Defendant's claim that the trial court erred in admitting evidence of other "bad acts"—the evidence of her daughter's hospitalization for malnourishment, the instructions given to defendant for proper nourishment of her daughter and defendant's failure to comply with those instructions—could have been raised on her prior appeal from her manslaughter conviction. We need not determine, however, whether this claim is barred by defendant's failure to raise it on her prior appeal (cf. People v Corley, 67 NY2d 105, 109 [1986] ["dismissal of defendant's prior [*2]appeal for want of prosecution acted as an adjudication on the merits of all claims which could have been litigated had the appeal been timely argued or submitted" (internal quotation marks and citations omitted)]; People v Sailor, 65 NY2d 224, 228 [1985] [observing that although "litigation-limiting estoppel principles are applied liberally in civil litigation," those principles "are not so readily applied in criminal litigation"]). This claim is in any event without merit, as the challenged evidence was properly admitted to prove the mens rea element of recklessness. Whether defendant's related claim, alleged failures of the trial court properly to instruct the jury concerning the evidence of the prior "bad acts," relates uniquely or particularly to the conviction for depraved indifference murder also is a matter we need not resolve. This claim is not preserved for review, as defendant voiced no objections at trial to the court's charge on the subject (People v Bolden, 1 AD3d 132 [2003], lv denied 1 NY3d 595 [2004]), and we decline to review it in the interest of justice. In any event, the claim is without merit.
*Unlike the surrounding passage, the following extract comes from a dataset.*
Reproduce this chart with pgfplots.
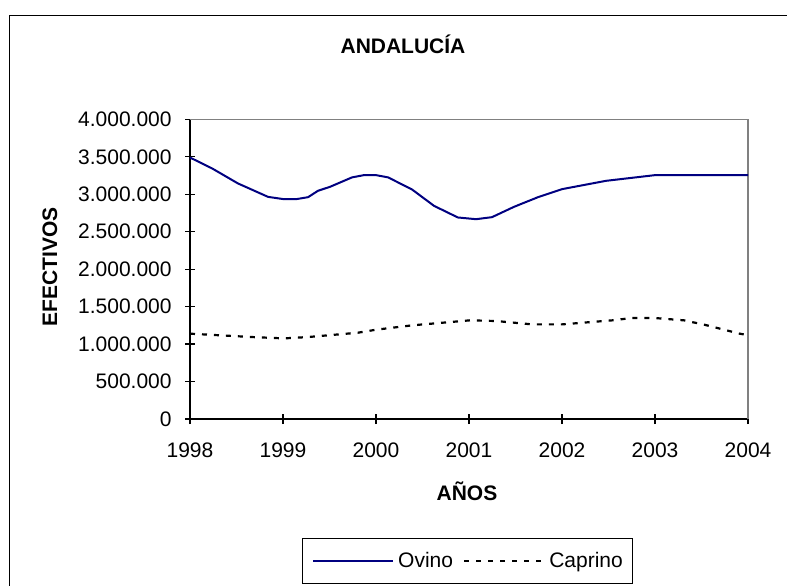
\documentclass[border=0pt]{standalone}
\usepackage{fontspec}
\setmainfont{Liberation Sans}
\usepackage{pgfplots}
\pgfplotsset{compat=1.18}
\definecolor{navy}{RGB}{0,0,128}
\definecolor{bordergray}{RGB}{128,128,128}
\begin{document}
\fontsize{10.5}{12.6}\selectfont
\begin{tikzpicture}
\path[use as bounding box] (0,0) rectangle (393.5pt,-292.5pt);
\draw[line width=0.65pt] (4.6pt,-300pt) -- (4.6pt,-7.6pt) -- (400pt,-7.6pt);
\node[font=\bfseries, anchor=base, inner sep=0pt] at (201.5pt,-26.6pt) {ANDALUCÍA};
\node[font=\bfseries, rotate=90, anchor=center, inner sep=0pt] at (25pt,-133.3pt) {EFECTIVOS};
\node[font=\bfseries, anchor=base, inner sep=0pt] at (233.5pt,-250pt) {AÑOS};
\begin{axis}[
  at={(95pt,-209.5pt)}, anchor=south west,
  scale only axis, width=279pt, height=149.85pt,
  xmin=1998, xmax=2004, ymin=0, ymax=4000000,
  axis x line*=bottom, axis y line*=left,
  axis line style={-, black, line width=0.65pt},
  tick align=center, major tick length=5pt,
  tick style={black, line width=0.65pt},
  xtick={1998,1999,2000,2001,2002,2003,2004},
  xticklabels={1998,1999,2000,2001,2002,2003,2004},
  ytick={0,500000,1000000,1500000,2000000,2500000,3000000,3500000,4000000},
  yticklabels={0,500.000,1.000.000,1.500.000,2.000.000,2.500.000,3.000.000,3.500.000,4.000.000},
  scaled y ticks=false, scaled x ticks=false,
  yticklabel style={anchor=east, inner sep=0pt, xshift=-6.5pt},
  xticklabel style={anchor=north, inner sep=0pt, yshift=-9pt},
  clip=false,
  legend columns=2,
  legend style={at={(0.4973,-0.4738)}, anchor=center, draw=black, line width=0.5pt,
    inner xsep=5pt, inner ysep=6.6pt,
    nodes={inner sep=0pt, anchor=west},
    /tikz/every odd column/.append style={column sep=2pt},
    /tikz/every even column/.append style={column sep=5pt}},
  legend image code/.code={\draw[#1] (0pt,0pt) -- (40pt,0pt);},
]
\draw[bordergray, line width=0.65pt] (rel axis cs:0,1) -- (rel axis cs:1,1) -- (rel axis cs:1,0);
\addplot[navy, line width=1pt] coordinates {
(1998.000,3490000) (1998.237,3345000) (1998.516,3144000) (1998.839,2965000)
(1999.010,2934000) (1999.140,2934000) (1999.270,2961000) (1999.376,3046000)
(1999.505,3099000) (1999.742,3225000) (1999.870,3255000) (2000.000,3255000)
(2000.130,3225000) (2000.387,3064000) (2000.624,2845000) (2000.880,2690000)
(2001.075,2667000) (2001.247,2694000) (2001.484,2832000) (2001.742,2961000)
(2002.000,3068000) (2002.473,3179000) (2003.000,3255000) (2004.000,3255000)
};
\addlegendentry{Ovino}
\addplot[black, line width=1.1pt, dash pattern=on 2.5pt off 3.5pt] coordinates {
(1998.000,1139000) (1998.667,1094000) (1999.010,1076000) (1999.270,1094000)
(1999.806,1152000) (2000.000,1192000) (2000.387,1250000) (2001.010,1317000)
(2001.290,1308000) (2001.680,1263000) (2002.000,1263000) (2002.540,1317000)
(2002.750,1348000) (2003.000,1348000) (2003.310,1317000) (2003.530,1259000)
(2003.910,1139000) (2004.000,1120000)
};
\addlegendentry{Caprino}
\end{axis}
\end{tikzpicture}
\end{document}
To the extent defendant is challenging the constitutionality of her sentence to a term of 15 years to life, the minimum sentence authorized by law, that claim is unpreserved and we decline to review it in the interest of justice. Were we to review it, we would find it to be without merit.

Finally, the various arguments raised by defendant in her pro se supplemental brief are either waived or unpreserved and we decline to review the unpreserved claims in the interest of justice. Were we to review these claims, we would reject them as well. Concur—Mazzarelli, J.P., Andrias, Gonzalez, Sweeny and McGuire, JJ.